_Given material_
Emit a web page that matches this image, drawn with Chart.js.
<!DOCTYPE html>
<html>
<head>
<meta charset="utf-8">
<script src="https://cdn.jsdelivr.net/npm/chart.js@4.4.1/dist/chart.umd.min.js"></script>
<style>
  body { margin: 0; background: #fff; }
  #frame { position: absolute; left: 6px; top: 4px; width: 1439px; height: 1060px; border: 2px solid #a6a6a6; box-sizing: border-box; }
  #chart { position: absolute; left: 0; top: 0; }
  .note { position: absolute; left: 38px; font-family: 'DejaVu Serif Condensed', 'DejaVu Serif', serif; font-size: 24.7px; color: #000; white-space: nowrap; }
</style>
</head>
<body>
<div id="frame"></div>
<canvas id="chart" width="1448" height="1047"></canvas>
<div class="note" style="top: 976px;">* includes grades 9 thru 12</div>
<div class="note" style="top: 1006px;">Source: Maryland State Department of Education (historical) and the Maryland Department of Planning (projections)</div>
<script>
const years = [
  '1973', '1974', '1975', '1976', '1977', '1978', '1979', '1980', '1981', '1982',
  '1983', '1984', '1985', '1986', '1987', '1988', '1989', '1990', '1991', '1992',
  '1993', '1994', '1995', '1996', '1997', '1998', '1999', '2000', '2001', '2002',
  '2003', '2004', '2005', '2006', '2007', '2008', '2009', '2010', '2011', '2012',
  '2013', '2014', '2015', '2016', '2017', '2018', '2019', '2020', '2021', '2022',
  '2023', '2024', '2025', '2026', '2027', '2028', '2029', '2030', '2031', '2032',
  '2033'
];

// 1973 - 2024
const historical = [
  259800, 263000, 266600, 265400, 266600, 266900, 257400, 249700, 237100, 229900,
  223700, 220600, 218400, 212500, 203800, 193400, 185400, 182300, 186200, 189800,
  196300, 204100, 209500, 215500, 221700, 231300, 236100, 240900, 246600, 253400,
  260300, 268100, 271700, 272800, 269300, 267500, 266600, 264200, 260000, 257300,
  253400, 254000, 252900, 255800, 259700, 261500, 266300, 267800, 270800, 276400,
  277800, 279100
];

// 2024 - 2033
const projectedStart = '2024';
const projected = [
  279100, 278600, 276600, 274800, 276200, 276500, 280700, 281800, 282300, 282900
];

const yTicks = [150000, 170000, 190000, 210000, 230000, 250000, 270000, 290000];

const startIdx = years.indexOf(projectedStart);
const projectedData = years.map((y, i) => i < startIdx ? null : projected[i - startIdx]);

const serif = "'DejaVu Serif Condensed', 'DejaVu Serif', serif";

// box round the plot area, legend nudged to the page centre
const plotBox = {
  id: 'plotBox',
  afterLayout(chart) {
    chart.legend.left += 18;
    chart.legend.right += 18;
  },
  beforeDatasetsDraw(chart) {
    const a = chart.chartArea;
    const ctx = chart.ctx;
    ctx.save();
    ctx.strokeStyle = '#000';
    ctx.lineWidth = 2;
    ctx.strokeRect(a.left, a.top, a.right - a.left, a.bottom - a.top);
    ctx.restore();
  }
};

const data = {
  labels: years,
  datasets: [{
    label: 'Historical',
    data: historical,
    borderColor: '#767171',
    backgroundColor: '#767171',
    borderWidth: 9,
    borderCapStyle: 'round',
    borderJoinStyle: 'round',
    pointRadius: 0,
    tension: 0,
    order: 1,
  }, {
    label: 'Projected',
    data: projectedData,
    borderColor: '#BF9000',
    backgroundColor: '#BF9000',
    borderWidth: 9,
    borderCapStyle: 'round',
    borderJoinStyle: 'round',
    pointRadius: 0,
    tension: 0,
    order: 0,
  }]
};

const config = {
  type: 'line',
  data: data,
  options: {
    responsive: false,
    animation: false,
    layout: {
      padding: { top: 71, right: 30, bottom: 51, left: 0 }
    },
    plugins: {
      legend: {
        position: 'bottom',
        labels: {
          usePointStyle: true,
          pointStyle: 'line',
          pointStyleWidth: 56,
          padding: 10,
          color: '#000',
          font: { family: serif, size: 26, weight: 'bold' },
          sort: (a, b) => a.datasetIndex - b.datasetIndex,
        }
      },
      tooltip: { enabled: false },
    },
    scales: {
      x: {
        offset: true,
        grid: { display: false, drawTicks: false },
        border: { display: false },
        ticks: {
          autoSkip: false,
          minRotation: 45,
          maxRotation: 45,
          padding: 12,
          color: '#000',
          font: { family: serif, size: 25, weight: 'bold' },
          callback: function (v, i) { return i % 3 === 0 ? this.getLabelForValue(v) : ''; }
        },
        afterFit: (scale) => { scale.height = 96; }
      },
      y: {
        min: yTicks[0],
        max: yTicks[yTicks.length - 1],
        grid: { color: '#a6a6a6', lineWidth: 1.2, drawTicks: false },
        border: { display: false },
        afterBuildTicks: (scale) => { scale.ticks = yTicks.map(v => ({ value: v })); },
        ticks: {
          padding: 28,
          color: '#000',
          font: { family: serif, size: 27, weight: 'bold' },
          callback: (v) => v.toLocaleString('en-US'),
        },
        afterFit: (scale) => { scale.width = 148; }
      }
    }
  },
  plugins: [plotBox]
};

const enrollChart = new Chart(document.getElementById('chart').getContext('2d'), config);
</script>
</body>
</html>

_Goal of the exercise_
Nothing in the listing may be changed; retype it all exactly.

_Written response_
Emit a web page that matches this image, drawn with Chart.js.
<!DOCTYPE html>
<html>
<head>
<meta charset="utf-8">
<script src="https://cdn.jsdelivr.net/npm/chart.js@4.4.1/dist/chart.umd.min.js"></script>
<style>
  body { margin: 0; background: #fff; }
  #frame { position: absolute; left: 6px; top: 4px; width: 1439px; height: 1060px; border: 2px solid #a6a6a6; box-sizing: border-box; }
  #chart { position: absolute; left: 0; top: 0; }
  .note { position: absolute; left: 38px; font-family: 'DejaVu Serif Condensed', 'DejaVu Serif', serif; font-size: 24.7px; color: #000; white-space: nowrap; }
</style>
</head>
<body>
<div id="frame"></div>
<canvas id="chart" width="1448" height="1047"></canvas>
<div class="note" style="top: 976px;">* includes grades 9 thru 12</div>
<div class="note" style="top: 1006px;">Source: Maryland State Department of Education (historical) and the Maryland Department of Planning (projections)</div>
<script>
const years = [
  '1973', '1974', '1975', '1976', '1977', '1978', '1979', '1980', '1981', '1982',
  '1983', '1984', '1985', '1986', '1987', '1988', '1989', '1990', '1991', '1992',
  '1993', '1994', '1995', '1996', '1997', '1998', '1999', '2000', '2001', '2002',
  '2003', '2004', '2005', '2006', '2007', '2008', '2009', '2010', '2011', '2012',
  '2013', '2014', '2015', '2016', '2017', '2018', '2019', '2020', '2021', '2022',
  '2023', '2024', '2025', '2026', '2027', '2028', '2029', '2030', '2031', '2032',
  '2033'
];

// 1973 - 2024
const historical = [
  259800, 263000, 266600, 265400, 266600, 266900, 257400, 249700, 237100, 229900,
  223700, 220600, 218400, 212500, 203800, 193400, 185400, 182300, 186200, 189800,
  196300, 204100, 209500, 215500, 221700, 231300, 236100, 240900, 246600, 253400,
  260300, 268100, 271700, 272800, 269300, 267500, 266600, 264200, 260000, 257300,
  253400, 254000, 252900, 255800, 259700, 261500, 266300, 267800, 270800, 276400,
  277800, 279100
];

// 2024 - 2033
const projectedStart = '2024';
const projected = [
  279100, 278600, 276600, 274800, 276200, 276500, 280700, 281800, 282300, 282900
];

const yTicks = [150000, 170000, 190000, 210000, 230000, 250000, 270000, 290000];

const startIdx = years.indexOf(projectedStart);
const projectedData = years.map((y, i) => i < startIdx ? null : projected[i - startIdx]);

const serif = "'DejaVu Serif Condensed', 'DejaVu Serif', serif";

// box round the plot area, legend nudged to the page centre
const plotBox = {
  id: 'plotBox',
  afterLayout(chart) {
    chart.legend.left += 18;
    chart.legend.right += 18;
  },
  beforeDatasetsDraw(chart) {
    const a = chart.chartArea;
    const ctx = chart.ctx;
    ctx.save();
    ctx.strokeStyle = '#000';
    ctx.lineWidth = 2;
    ctx.strokeRect(a.left, a.top, a.right - a.left, a.bottom - a.top);
    ctx.restore();
  }
};

const data = {
  labels: years,
  datasets: [{
    label: 'Historical',
    data: historical,
    borderColor: '#767171',
    backgroundColor: '#767171',
    borderWidth: 9,
    borderCapStyle: 'round',
    borderJoinStyle: 'round',
    pointRadius: 0,
    tension: 0,
    order: 1,
  }, {
    label: 'Projected',
    data: projectedData,
    borderColor: '#BF9000',
    backgroundColor: '#BF9000',
    borderWidth: 9,
    borderCapStyle: 'round',
    borderJoinStyle: 'round',
    pointRadius: 0,
    tension: 0,
    order: 0,
  }]
};

const config = {
  type: 'line',
  data: data,
  options: {
    responsive: false,
    animation: false,
    layout: {
      padding: { top: 71, right: 30, bottom: 51, left: 0 }
    },
    plugins: {
      legend: {
        position: 'bottom',
        labels: {
          usePointStyle: true,
          pointStyle: 'line',
          pointStyleWidth: 56,
          padding: 10,
          color: '#000',
          font: { family: serif, size: 26, weight: 'bold' },
          sort: (a, b) => a.datasetIndex - b.datasetIndex,
        }
      },
      tooltip: { enabled: false },
    },
    scales: {
      x: {
        offset: true,
        grid: { display: false, drawTicks: false },
        border: { display: false },
        ticks: {
          autoSkip: false,
          minRotation: 45,
          maxRotation: 45,
          padding: 12,
          color: '#000',
          font: { family: serif, size: 25, weight: 'bold' },
          callback: function (v, i) { return i % 3 === 0 ? this.getLabelForValue(v) : ''; }
        },
        afterFit: (scale) => { scale.height = 96; }
      },
      y: {
        min: yTicks[0],
        max: yTicks[yTicks.length - 1],
        grid: { color: '#a6a6a6', lineWidth: 1.2, drawTicks: false },
        border: { display: false },
        afterBuildTicks: (scale) => { scale.ticks = yTicks.map(v => ({ value: v })); },
        ticks: {
          padding: 28,
          color: '#000',
          font: { family: serif, size: 27, weight: 'bold' },
          callback: (v) => v.toLocaleString('en-US'),
        },
        afterFit: (scale) => { scale.width = 148; }
      }
    }
  },
  plugins: [plotBox]
};

const enrollChart = new Chart(document.getElementById('chart').getContext('2d'), config);
</script>
</body>
</html>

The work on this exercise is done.